--- Start ---
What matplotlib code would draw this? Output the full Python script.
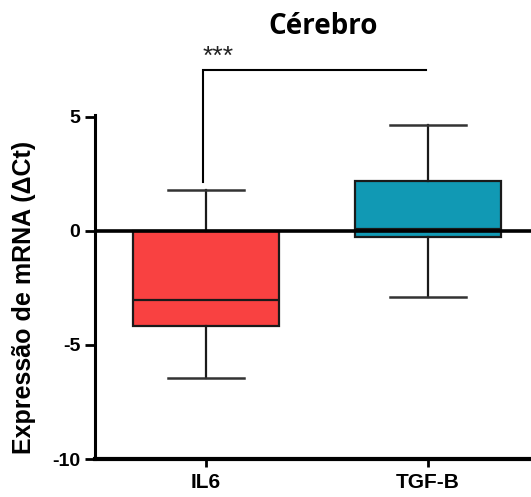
import matplotlib.pyplot as plt

# data (delta Ct)
genes = ['IL6', 'TGF-B']
whisker_low = [-6.45, -2.9]
q1 = [-4.17, -0.25]
median = [-3.03, 0.08]
q3 = [0.0, 2.19]
whisker_high = [1.8, 4.65]
colors = ['#F94141', '#1199B4']

plt.rcParams['font.family'] = ['Liberation Sans', 'DejaVu Sans']

fig = plt.figure(figsize=(5.31, 4.97), dpi=100)
ax = fig.add_axes([95 / 531, 38 / 497, 436 / 531, 459 / 497])

stats = []
for i, g in enumerate(genes):
    stats.append({'label': g, 'whislo': whisker_low[i], 'q1': q1[i], 'med': median[i],
                  'q3': q3[i], 'whishi': whisker_high[i], 'fliers': []})

bp = ax.bxp(stats, positions=[0, 1], widths=0.66, patch_artist=True, showfliers=False,
            capwidths=0.34,
            boxprops=dict(linewidth=1.6, edgecolor='#1a1a1a'),
            medianprops=dict(color='#1a1a1a', linewidth=1.6),
            whiskerprops=dict(color='#1a1a1a', linewidth=1.6),
            capprops=dict(color='#333333', linewidth=1.8))
for patch, c in zip(bp['boxes'], colors):
    patch.set_facecolor(c)

ax.axhline(0, color='black', linewidth=2.6, zorder=5)

# significance bracket
ax.plot([-0.015, -0.015, 0.99], [2.15, 7.06, 7.06], color='black', linewidth=1.5,
        solid_joinstyle='miter', clip_on=False)
ax.text(-0.015, 7.32, '***', fontsize=19, ha='left', va='baseline', color='#222222')

ax.set_xlim(-0.5, 1.464)
ax.set_ylim(-10, 10.13)
ax.spines['top'].set_visible(False)
ax.spines['right'].set_visible(False)
ax.spines['left'].set_bounds(-10, 5.1)
ax.spines['left'].set_linewidth(2.2)
ax.spines['bottom'].set_linewidth(3)

ax.set_yticks([-10, -5, 0, 5])
ax.set_yticklabels(['-10', '-5', '0', '5'], fontsize=14, fontweight='bold')
ax.set_xticks([0, 1])
ax.set_xticklabels(genes, fontsize=15, fontweight='bold')
ax.tick_params(axis='y', length=7, width=2)
ax.tick_params(axis='x', length=6, width=2, pad=4)

ax.set_ylabel('Expressão de mRNA (ΔCt)', fontsize=18, fontweight='bold')
ax.yaxis.set_label_coords(-0.135, 0.353)
fig.text(323 / 531, 1 - 26 / 497, 'Cérebro', fontsize=20, fontweight='bold',
         ha='center', va='center', family=['Open Sans', 'DejaVu Sans'])

fig.savefig('out.png', dpi=100)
--- End ---
*Given problem*: Copy exactly the lines running from the beginning of the listing through the line that has "plt.rcParams['font.family'] = ['Liberation". Drop the pictures.

*Finished exercise*:
What matplotlib code would draw this? Output the full Python script.
import matplotlib.pyplot as plt

# data (delta Ct)
genes = ['IL6', 'TGF-B']
whisker_low = [-6.45, -2.9]
q1 = [-4.17, -0.25]
median = [-3.03, 0.08]
q3 = [0.0, 2.19]
whisker_high = [1.8, 4.65]
colors = ['#F94141', '#1199B4']

plt.rcParams['font.family'] = ['Liberation Sans', 'DejaVu Sans']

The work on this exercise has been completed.